Nb. Our comment from the 07/07/21
If the first week of this expiry was all about the SPX getting back to its zone, then the second week was all about finding out where Y2 was.
As one can see from the above table, this is now 4355, which is where the intraday highs of the last two trading days were.
Fridays came in at 4355.43, while Tuesdays was 4356.46, which was also the open.
Therefore, it was not surprising, to us at least, when the market recoiled from this encounter with Y2, although the bulls are evidentially resilient judging by the bounce.
While looking at the above table, noticing the increase in the ratios below the zone as well as the decrease above, then this suggests a bullish market.

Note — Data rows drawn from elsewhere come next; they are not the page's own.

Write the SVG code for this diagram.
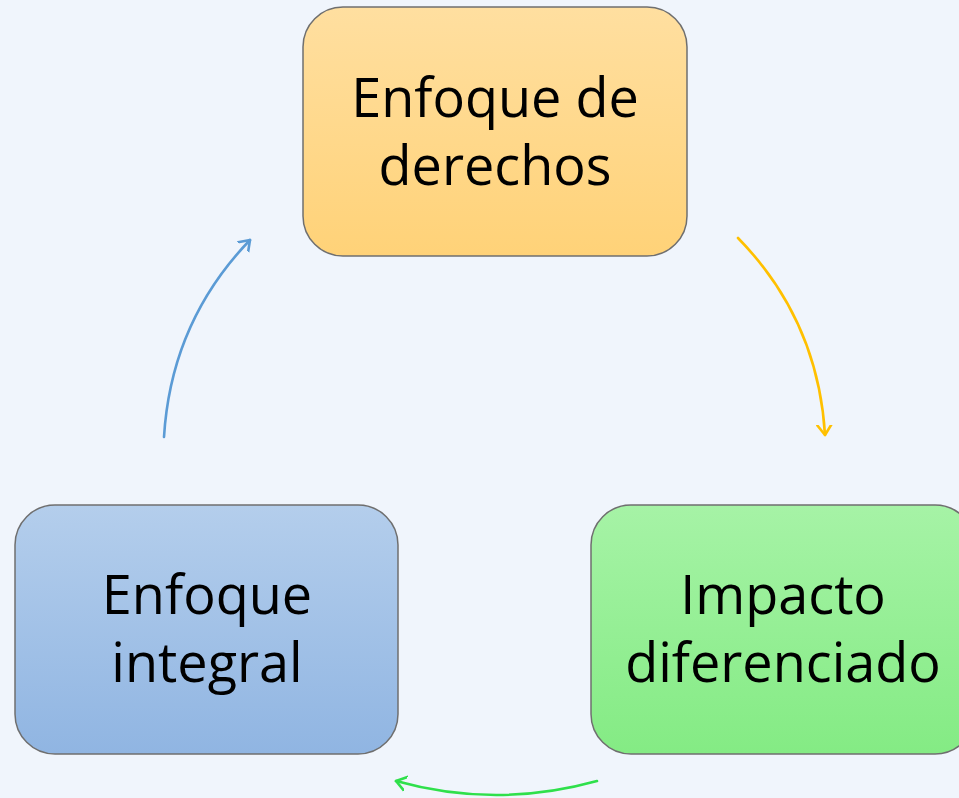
<svg xmlns="http://www.w3.org/2000/svg" width="959" height="798" viewBox="0 0 959 798">
<style>
.box{stroke:#6f6f6f;stroke-width:1.5}
.lbl{font-family:"Open Sans","Liberation Sans",sans-serif;font-size:54px;fill:#000;text-anchor:middle}
.arc{fill:none;stroke-width:2.6;stroke-linecap:round}
</style>
<defs>
<linearGradient id="gY" x1="0" y1="0" x2="0" y2="1"><stop offset="0" stop-color="#FFDFA0"/><stop offset="1" stop-color="#FFD278"/></linearGradient>
<linearGradient id="gB" x1="0" y1="0" x2="0" y2="1"><stop offset="0" stop-color="#B4CEEC"/><stop offset="1" stop-color="#90B5E2"/></linearGradient>
<linearGradient id="gG" x1="0" y1="0" x2="0" y2="1"><stop offset="0" stop-color="#A6F3A6"/><stop offset="1" stop-color="#84EB84"/></linearGradient>
<marker id="aB" markerWidth="20" markerHeight="20" refX="10" refY="10" orient="auto" markerUnits="userSpaceOnUse"><polyline points="0,3 10,10 0,17" fill="none" stroke="#5B9BD5" stroke-width="2.6" stroke-linecap="round" stroke-linejoin="round"/></marker>
<marker id="aY" markerWidth="20" markerHeight="20" refX="10" refY="10" orient="auto" markerUnits="userSpaceOnUse"><polyline points="0,3 10,10 0,17" fill="none" stroke="#FFC000" stroke-width="2.6" stroke-linecap="round" stroke-linejoin="round"/></marker>
<marker id="aG" markerWidth="20" markerHeight="20" refX="10" refY="10" orient="auto" markerUnits="userSpaceOnUse"><polyline points="0,3 10,10 0,17" fill="none" stroke="#2FE04B" stroke-width="2.6" stroke-linecap="round" stroke-linejoin="round"/></marker>
</defs>
<rect x="0" y="0" width="959" height="798" fill="#F0F5FC"/>
<g id="connectors">
<path class="arc" stroke="#FFC000" d="M738,238 Q818,320 825,435" marker-end="url(#aY)"/>
<path class="arc" stroke="#2FE04B" d="M597,781 Q496,809 396,781" marker-end="url(#aG)"/>
<path class="arc" stroke="#5B9BD5" d="M164,437 Q171,322 250,240" marker-end="url(#aB)"/>
</g>
<g id="node-derechos">
<rect class="box" x="303" y="7" width="384" height="249" rx="40" fill="url(#gY)"/>
<text class="lbl" x="495" y="117">Enfoque de</text>
<text class="lbl" x="495" y="185">derechos</text>
</g>
<g id="node-impacto">
<rect class="box" x="591" y="505" width="384" height="249" rx="40" fill="url(#gG)"/>
<text class="lbl" x="783" y="614">Impacto</text>
<text class="lbl" x="783" y="682">diferenciado</text>
</g>
<g id="node-integral">
<rect class="box" x="15" y="505" width="383" height="249" rx="40" fill="url(#gB)"/>
<text class="lbl" x="207" y="614">Enfoque</text>
<text class="lbl" x="207" y="682">integral</text>
</g>
</svg>
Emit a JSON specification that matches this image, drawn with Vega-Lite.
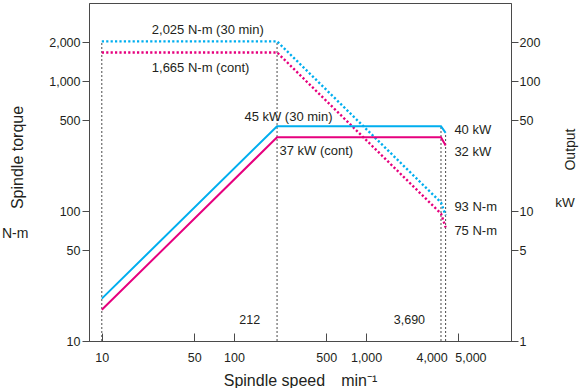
{
  "$schema": "https://vega.github.io/schema/vega-lite/v6.json",
  "autosize": {"type": "none"},
  "padding": {"left": 89, "top": 3, "right": 74, "bottom": 47},
  "width": 422,
  "height": 338,
  "background": "white",
  "config": {
    "view": {"stroke": "#4a4a4a", "strokeWidth": 1},
    "font": "Liberation Sans",
    "axis": {
      "grid": false,
      "domainColor": "#4a4a4a",
      "tickColor": "#4a4a4a",
      "labelColor": "#231f20",
      "titleColor": "#231f20",
      "labelFont": "Liberation Sans",
      "titleFont": "Liberation Sans",
      "labelFontSize": 12.5,
      "titleFontWeight": "normal"
    },
    "text": {"font": "Liberation Sans", "fontSize": 13, "color": "#231f20"}
  },
  "datasets": {
    "torque": [
      {"series": "30 min", "rpm": 10, "torque": 2025},
      {"series": "30 min", "rpm": 212, "torque": 2025},
      {"series": "30 min", "rpm": 3690, "torque": 116.5},
      {"series": "30 min", "rpm": 4000, "torque": 93},
      {"series": "cont", "rpm": 10, "torque": 1665},
      {"series": "cont", "rpm": 212, "torque": 1665},
      {"series": "cont", "rpm": 3690, "torque": 95.7},
      {"series": "cont", "rpm": 4000, "torque": 75}
    ],
    "output": [
      {"series": "30 min", "rpm": 10, "kw": 2.12},
      {"series": "30 min", "rpm": 212, "kw": 45},
      {"series": "30 min", "rpm": 3690, "kw": 45},
      {"series": "30 min", "rpm": 4000, "kw": 40},
      {"series": "cont", "rpm": 10, "kw": 1.74},
      {"series": "cont", "rpm": 212, "kw": 37},
      {"series": "cont", "rpm": 3690, "kw": 37},
      {"series": "cont", "rpm": 4000, "kw": 32}
    ],
    "vlines": [
      {"rpm": 10, "y1": 10, "y2": 2025},
      {"rpm": 212, "y1": 10, "y2": 2025},
      {"rpm": 3690, "y1": 10, "y2": 450},
      {"rpm": 4000, "y1": 10, "y2": 400}
    ],
    "labels": [
      {"rpm": 23.9, "val": 2483, "text": "2,025 N-m (30 min)", "align": "left", "size": 13},
      {"rpm": 23.9, "val": 1259, "text": "1,665 N-m (cont)", "align": "left", "size": 13},
      {"rpm": 120, "val": 533, "text": "45 kW (30 min)", "align": "left", "size": 13},
      {"rpm": 221, "val": 290, "text": "37 kW (cont)", "align": "left", "size": 13},
      {"rpm": 4660, "val": 422, "text": "40 kW", "align": "left", "size": 13},
      {"rpm": 4660, "val": 284, "text": "32 kW", "align": "left", "size": 13},
      {"rpm": 4660, "val": 107, "text": "93 N-m", "align": "left", "size": 13},
      {"rpm": 4660, "val": 70.6, "text": "75 N-m", "align": "left", "size": 13},
      {"rpm": 158, "val": 14.5, "text": "212", "align": "right", "size": 12.5},
      {"rpm": 2795, "val": 14.5, "text": "3,690", "align": "right", "size": 12.5},
      {"rpm": 2.21, "val": 66.7, "text": "N-m", "align": "center", "size": 14},
      {"rpm": 32070, "val": 115.6, "text": "kW", "align": "center", "size": 13.5}
    ]
  },
  "encoding": {
    "x": {
      "field": "rpm",
      "type": "quantitative",
      "scale": {"type": "log", "domain": [8, 12500], "nice": false},
      "axis": {
        "values": [10, 50, 100, 500, 1000, 4000, 5000],
        "format": ",",
        "tickSize": -8,
        "labelPadding": 18,
        "labelOffset": {"condition": [{"test": "datum.value == 4000", "value": -14}, {"test": "datum.value == 5000", "value": 12}], "value": 0},
        "tickOpacity": {"condition": {"test": "datum.value == 4000", "value": 0}, "value": 1},
        "title": "Spindle speed\u2003min\u207b\u00b9",
        "titleFontSize": 16,
        "titleX": 211,
        "titleY": 39,
        "titleBaseline": "middle",
        "titleAnchor": "middle",
        "labelFlush": false
      }
    }
  },
  "layer": [
    {
      "encoding": {
        "y": {
          "type": "quantitative",
          "scale": {"type": "log", "domain": [10, 4000], "nice": false},
          "axis": {
            "orient": "left",
            "values": [10, 50, 100, 500, 1000, 2000],
            "format": ",",
            "tickSize": 7,
            "labelPadding": 2,
            "title": "Spindle torque",
            "titleFontSize": 16,
            "titleAngle": -90,
            "titleX": -72,
            "titleY": 154,
            "titleBaseline": "middle",
            "titleAlign": "center",
            "labelFlush": false
          }
        }
      },
      "layer": [
        {
          "data": {"name": "vlines"},
          "mark": {"type": "rule", "color": "#4a4a4a", "strokeWidth": 1, "strokeDash": [2, 2]},
          "encoding": {
            "y": {"field": "y1", "type": "quantitative"},
            "y2": {"field": "y2"}
          }
        },
        {
          "data": {"name": "torque"},
          "mark": {"type": "line", "strokeWidth": 2.4, "strokeDash": [2.2, 2.2]},
          "encoding": {
            "y": {"field": "torque", "type": "quantitative"},
            "color": {
              "field": "series",
              "type": "nominal",
              "scale": {"domain": ["30 min", "cont"], "range": ["#00AEEF", "#E6007E"]},
              "legend": null
            }
          }
        },
        {
          "data": {"name": "labels"},
          "transform": [{"filter": "datum.align == 'left'"}],
          "mark": {"type": "text", "baseline": "middle", "align": "left"},
          "encoding": {
            "y": {"field": "val", "type": "quantitative"},
            "text": {"field": "text"},
            "size": {"field": "size", "type": "quantitative", "scale": null}
          }
        },
        {
          "data": {"name": "labels"},
          "transform": [{"filter": "datum.align == 'right'"}],
          "mark": {"type": "text", "baseline": "middle", "align": "right"},
          "encoding": {
            "y": {"field": "val", "type": "quantitative"},
            "text": {"field": "text"},
            "size": {"field": "size", "type": "quantitative", "scale": null}
          }
        },
        {
          "data": {"name": "labels"},
          "transform": [{"filter": "datum.align == 'center'"}],
          "mark": {"type": "text", "baseline": "middle", "align": "center"},
          "encoding": {
            "y": {"field": "val", "type": "quantitative"},
            "text": {"field": "text"},
            "size": {"field": "size", "type": "quantitative", "scale": null}
          }
        }
      ]
    },
    {
      "data": {"name": "output"},
      "mark": {"type": "line", "strokeWidth": 2},
      "encoding": {
        "y": {
          "field": "kw",
          "type": "quantitative",
          "scale": {"type": "log", "domain": [1, 400], "nice": false},
          "axis": {
            "orient": "right",
            "values": [1, 5, 10, 50, 100, 200],
            "format": ",",
            "tickSize": 7,
            "labelPadding": 1,
            "title": "Output",
            "titleFontSize": 14,
            "titleAngle": -90,
            "titleX": 59,
            "titleY": 146,
            "titleBaseline": "middle",
            "titleAlign": "center",
            "labelFlush": false
          }
        },
        "color": {
          "field": "series",
          "type": "nominal",
          "scale": {"domain": ["30 min", "cont"], "range": ["#00AEEF", "#E6007E"]},
          "legend": null
        }
      }
    }
  ],
  "resolve": {"scale": {"y": "independent"}}
}
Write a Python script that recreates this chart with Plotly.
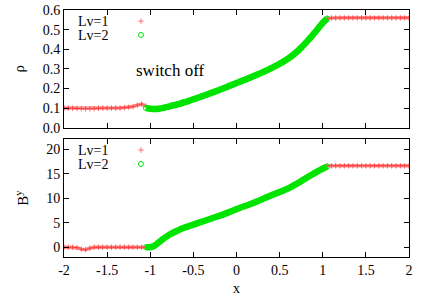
import plotly.graph_objects as go
from plotly.subplots import make_subplots

# ---------------- data ----------------
x_lv1_left = [-2.00, -1.95, -1.90, -1.85, -1.80, -1.75, -1.70, -1.65, -1.60, -1.55,
              -1.50, -1.45, -1.40, -1.35, -1.30, -1.25, -1.20, -1.15, -1.10, -1.05]
x_lv1_right = [1.05, 1.10, 1.15, 1.20, 1.25, 1.30, 1.35, 1.40, 1.45, 1.50,
               1.55, 1.60, 1.65, 1.70, 1.75, 1.80, 1.85, 1.90, 1.95, 2.00]
x_lv2 = [-1.05, -1.00, -0.95, -0.90, -0.85, -0.80, -0.75, -0.70, -0.65, -0.60,
         -0.55, -0.50, -0.45, -0.40, -0.35, -0.30, -0.25, -0.20, -0.15, -0.10,
         -0.05, 0.00, 0.05, 0.10, 0.15, 0.20, 0.25, 0.30, 0.35, 0.40,
         0.45, 0.50, 0.55, 0.60, 0.65, 0.70, 0.75, 0.80, 0.85, 0.90,
         0.95, 1.00, 1.05]

rho_lv1_left = [0.100, 0.100, 0.099, 0.098, 0.097, 0.096, 0.096, 0.097, 0.099, 0.100,
                0.100, 0.100, 0.100, 0.101, 0.102, 0.104, 0.108, 0.115, 0.120, 0.110]
rho_lv1_right = [0.558, 0.560, 0.560, 0.560, 0.560, 0.560, 0.560, 0.560, 0.560, 0.560,
                 0.560, 0.560, 0.560, 0.560, 0.560, 0.560, 0.560, 0.560, 0.560, 0.560]
rho_lv2 = [0.100, 0.097, 0.095, 0.097, 0.101, 0.106, 0.112, 0.117, 0.123, 0.130,
           0.137, 0.145, 0.152, 0.160, 0.168, 0.176, 0.184, 0.192, 0.201, 0.210,
           0.219, 0.228, 0.236, 0.245, 0.254, 0.263, 0.272, 0.282, 0.292, 0.303,
           0.314, 0.326, 0.339, 0.353, 0.369, 0.387, 0.408, 0.431, 0.455, 0.481,
           0.508, 0.535, 0.556]

by_lv1_left = [0.0, 0.0, 0.0, -0.1, -0.4, -0.5, -0.2, 0.0, 0.0, 0.0,
               0.0, 0.0, 0.0, 0.0, 0.0, 0.0, 0.0, 0.0, 0.0, 0.0]
by_lv1_right = [16.6, 16.6, 16.6, 16.6, 16.6, 16.6, 16.6, 16.6, 16.6, 16.6,
                16.6, 16.6, 16.6, 16.6, 16.6, 16.6, 16.6, 16.6, 16.6, 16.6]
by_lv2 = [0.0, 0.0, 0.3, 1.0, 1.7, 2.3, 2.8, 3.25, 3.65, 4.0,
          4.3, 4.6, 4.9, 5.2, 5.5, 5.8, 6.1, 6.4, 6.7, 7.05,
          7.4, 7.75, 8.1, 8.4, 8.7, 9.05, 9.4, 9.8, 10.2, 10.55,
          10.9, 11.25, 11.6, 12.0, 12.45, 12.95, 13.45, 14.0, 14.55, 15.05,
          15.55, 16.0, 16.45]

x_ticks = [-2, -1.5, -1, -0.5, 0, 0.5, 1, 1.5, 2]
x_tick_labels = ["-2", "-1.5", "-1", "-0.5", "0", "0.5", "1", "1.5", "2"]
rho_ticks = [0.0, 0.1, 0.2, 0.3, 0.4, 0.5, 0.6]
rho_tick_labels = ["0.0", "0.1", "0.2", "0.3", "0.4", "0.5", "0.6"]
by_ticks = [0, 5, 10, 15, 20]
by_tick_labels = ["0", "5", "10", "15", "20"]
series_names = ["Lv=1", "Lv=2"]

# ---------------- style ----------------
FONT = "Liberation Serif, Times New Roman, Times, serif"
RED_LINE = "rgba(255,0,0,0.42)"
RED_MK = "rgba(255,0,0,0.5)"
GREEN = "rgb(0,228,0)"

fig = make_subplots(rows=2, cols=1, shared_xaxes=False, vertical_spacing=0.047)

def add_panel(row, left, right, lv2, leg_red, leg_green):
    xs_red = x_lv1_left + [None] + x_lv1_right
    ys_red = left + [None] + right
    # red (Lv=1) drawn first
    fig.add_trace(go.Scatter(x=xs_red, y=ys_red, mode="lines",
                             line=dict(color=RED_LINE, width=3.5),
                             showlegend=False, hoverinfo="skip"), row=row, col=1)
    fig.add_trace(go.Scatter(x=xs_red, y=ys_red, mode="markers", name=" ",
                             marker=dict(symbol="cross-thin", size=4, color=RED_MK,
                                         line=dict(color=RED_MK, width=1)),
                             legend=leg_red, showlegend=True), row=row, col=1)
    # green (Lv=2)
    fig.add_trace(go.Scatter(x=x_lv2, y=lv2, mode="lines",
                             line=dict(color=GREEN, width=6.5, shape="spline", smoothing=0.6),
                             showlegend=False, hoverinfo="skip"), row=row, col=1)
    fig.add_trace(go.Scatter(x=x_lv2, y=lv2, mode="markers", name=" ",
                             marker=dict(symbol="circle-open", size=5, color=GREEN,
                                         line=dict(color=GREEN, width=1)),
                             legend=leg_green, showlegend=True), row=row, col=1)

add_panel(1, rho_lv1_left, rho_lv1_right, rho_lv2, "legend", "legend2")
add_panel(2, by_lv1_left, by_lv1_right, by_lv2, "legend3", "legend4")

axis_common = dict(showgrid=False, zeroline=False, showline=True, linecolor="black",
                   linewidth=1, mirror="allticks", ticks="inside", ticklen=5,
                   tickcolor="black", automargin=False,
                   tickfont=dict(family=FONT, size=14, color="black"))

fig.update_xaxes(range=[-2, 2], tickvals=x_ticks, ticktext=x_tick_labels, **axis_common)
fig.update_xaxes(showticklabels=False, row=1, col=1)
fig.update_xaxes(title=dict(text="x", font=dict(family=FONT, size=14, color="black"),
                            standoff=6), row=2, col=1)
fig.update_yaxes(**axis_common)
fig.update_yaxes(range=[0, 0.6], tickvals=rho_ticks, ticktext=rho_tick_labels,
                 title=dict(text="ρ", font=dict(family=FONT, size=15, color="black"),
                            standoff=14), row=1, col=1)
fig.update_yaxes(range=[-2, 22], tickvals=by_ticks, ticktext=by_tick_labels,
                 title=dict(text="B<sup>y</sup>", font=dict(family=FONT, size=15, color="black"),
                            standoff=13), row=2, col=1)

legend_common = dict(font=dict(family=FONT, size=10, color="black"),
                     bgcolor="rgba(0,0,0,0)", borderwidth=0,
                     itemwidth=30, xanchor="left", yanchor="middle")

LEG_X = 0.165
fig.update_layout(
    width=436, height=305,
    margin=dict(l=64, r=27, t=10, b=48, autoexpand=False),
    paper_bgcolor="white", plot_bgcolor="white",
    font=dict(family=FONT, size=14, color="black"),
    legend=dict(x=LEG_X, y=0.955, **legend_common),
    legend2=dict(x=LEG_X, y=0.899, **legend_common),
    legend3=dict(x=LEG_X, y=0.433, **legend_common),
    legend4=dict(x=LEG_X, y=0.377, **legend_common),
)

# legend labels (text left of the symbol, as in the original)
for label, yp in [(series_names[0], 0.955), (series_names[1], 0.899),
                  (series_names[0], 0.433), (series_names[1], 0.377)]:
    fig.add_annotation(text=label, xref="paper", yref="paper", x=0.036, y=yp,
                       xanchor="left", yanchor="middle", showarrow=False, height=12,
                       font=dict(family=FONT, size=14, color="black"))

fig.add_annotation(text="switch off", xref="x", yref="y", x=-0.77, y=0.29,
                   showarrow=False, font=dict(family=FONT, size=17, color="black"))

fig.write_html("out.html", config={"displayModeBar": False},
               post_script="document.body.style.margin='0';")
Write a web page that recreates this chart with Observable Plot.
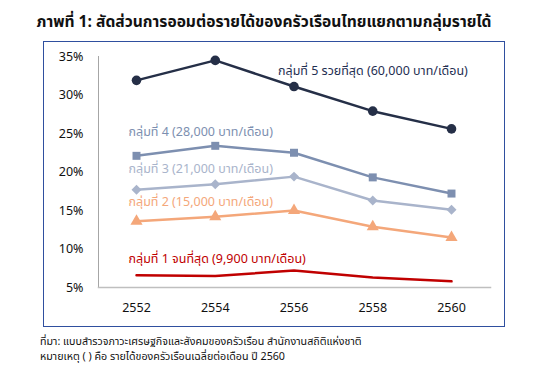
<!DOCTYPE html>
<html><head><meta charset="utf-8">
<script src="https://cdn.jsdelivr.net/npm/d3@7"></script>
<script src="https://cdn.jsdelivr.net/npm/@observablehq/plot@0.6"></script>
<style>
body{margin:0;width:540px;height:377px;position:relative;background:#fff;font-family:Tahoma,"Noto Sans Thai","Noto Sans",sans-serif;overflow:hidden}
#title{position:absolute;left:-6px;top:10px;width:540px;text-align:center;font-weight:bold;font-size:15.6px;color:#111}
#box{position:absolute;left:43px;top:41px;width:460px;height:284px;border:1.5px solid #2f4f9f}
#chart{position:absolute;left:0;top:0}
#cap{position:absolute;left:40px;top:335px;font-size:10.7px;line-height:15px;color:#111}
</style></head><body>
<div id="title">ภาพที่ 1: สัดส่วนการออมต่อรายได้ของครัวเรือนไทยแยกตามกลุ่มรายได้</div>
<div id="box"></div>
<div id="chart"></div>
<div id="cap">ที่มา: แบบสำรวจภาวะเศรษฐกิจและสังคมของครัวเรือน สำนักงานสถิติแห่งชาติ<br>หมายเหตุ ( ) คือ รายได้ของครัวเรือนเฉลี่ยต่อเดือน ปี 2560</div>
<script>
const years = [2552, 2554, 2556, 2558, 2560];
const group1 = [6.6, 6.5, 7.2, 6.3, 5.8];
const group2 = [13.6, 14.2, 15.0, 12.9, 11.5];
const group3 = [17.7, 18.4, 19.4, 16.3, 15.1];
const group4 = [22.1, 23.4, 22.5, 19.3, 17.2];
const group5 = [31.9, 34.5, 31.1, 27.9, 25.6];
const seriesNames = ["กลุ่มที่ 1 จนที่สุด (9,900 บาท/เดือน)", "กลุ่มที่ 2 (15,000 บาท/เดือน)", "กลุ่มที่ 3 (21,000 บาท/เดือน)", "กลุ่มที่ 4 (28,000 บาท/เดือน)", "กลุ่มที่ 5 รวยที่สุด (60,000 บาท/เดือน)"];
const yTicks = [5, 10, 15, 20, 25, 30, 35];

const allValues = [group1, group2, group3, group4, group5];
const colors = ["#c00000", "#f4a77a", "#a9b4cb", "#7d8fb0", "#252f47"];
const labelColors = ["#c00000", "#f4a77a", "#a9b4cb", "#7d8fb0", "#1f2f52"];
const symbols = [null, "triangle", "diamond2", "square", "circle"];
const labelAt = [0, 0, 0, 0, 2];
const labelDx = [-8, -8, -8, -8, -16];
const labelDy = [-16, -19, -21, -24, -16];

const rows = [];
allValues.forEach((vals, s) => vals.forEach((v, i) => rows.push({s, year: years[i], v})));

const marks = [
  Plot.frame({anchor: "left", stroke: "#a6a6a6", strokeWidth: 1}),
  Plot.frame({anchor: "bottom", stroke: "#bfbfbf", strokeWidth: 1.5}),
  Plot.axisY({ticks: yTicks, tickSize: 0, tickPadding: 15, tickFormat: d => d + "%", fontSize: 12.5, fill: "#111", label: null}),
  Plot.axisX({ticks: years, tickSize: 0, tickPadding: 16, tickFormat: d => String(d), fontSize: 12.5, fill: "#111", label: null})
];
allValues.forEach((vals, s) => {
  const data = rows.filter(d => d.s === s);
  marks.push(Plot.line(data, {x: "year", y: "v", stroke: colors[s], strokeWidth: 2.5}));
  if (symbols[s]) marks.push(Plot.dot(data, {x: "year", y: "v", fill: colors[s], symbol: symbols[s], r: s === 4 ? 4.8 : 4.5}));
  marks.push(Plot.text([data[labelAt[s]]], {x: "year", y: "v", text: () => seriesNames[s], textAnchor: "start", dx: labelDx[s], dy: labelDy[s], fill: labelColors[s], fontSize: 12.5}));
});

const chart = Plot.plot({
  width: 540, height: 377,
  marginLeft: 98, marginRight: 50, marginTop: 56, marginBottom: 90,
  style: {fontFamily: 'Tahoma,"Noto Sans Thai","Noto Sans",sans-serif', background: "transparent", overflow: "visible"},
  x: {domain: [2552, 2560], insetLeft: 38, insetRight: 39, axis: null},
  y: {domain: [5, 35], axis: null},
  marks
});
document.getElementById("chart").appendChild(chart);
</script>
</body></html>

This is true, of course, but again to us this is rather by default than design, as the bandwidths are actually exactly the same.
The Y1 ratio bandwidth remains at 235-points, while the overall Y ratio bandwidth is steadfast at 410-points.
The zone itself is also likely to move up.
The best analogy we can come up with is that the market is like an automatic car in neutral, designed to creep ahead (or at least steady on an incline).
The overall lack of ratio, also denotes a very undecided market.
There is very little else we can add, as the way the ratios are behaving is translated as bullish, and that is about the extent of it.
However, the lack of players participating is a very troublesome aspect, as is, should anything rock the boat, the corresponding Y2 (support) ratio doesn’t come into play until you get down to 4120, a full 5.41% below here.
Enjoy, but just don’t fall into the trap of believing this is a one-way street.
Range: 4255 to 4355
Nb. Our comment for 07/13/21
All we can say, is thank goodness the zone has eventually moved as we getting a tad irked having to repeat it every comment.
However, it is worth noting the level of activity, as it is not only the same as yesterday’s, which are both a marked improvement on recent levels, but more importantly it is the “type” that has eventually broken the impasse, and so much so, we are very likely to see it move up again, as 4345-4355 is now staking a claim.
Although, this is still below the current market, it is not that far away in reality.
And, if our analogy of the SPX being like an automatic car (please see above) where we mention “at least steady on an incline” we are of course referring to when it encounters Y2, or what we have called in the past, “a speed bump”.
Although, last Thursday, when the market fell 68.76-points before recovering, was a very visible example of our “one-way street trap” (again please see above).
Apart from the fact it fell down to circa 4300, which was the then zone, before recovering, it was obviously the catalyst that this market needed to gear up for the rollover and expiry this week.
With the zone moving up, naturally the ratios below have strengthened while above weakening but, this is not as bullish as it may appear at first glance.
We say this because, the Y1 ratio bandwidth has gone from 235 to 260-points overall, while the Y ratio bandwidth itself has grown from 410 to 460-points.
Out of interest, Y2 did move to 4380 yesterday, from 4355, so this market is still being sensitive to it.
And that is the entire market in a nutshell, as it may still be an automatic car encountering a retreating speed bump as it grinds forward leaving a void behind it, but we are still just talking about Y2, there to display small changes such is its sensitivity, which just highlights the utter lack of overall participation.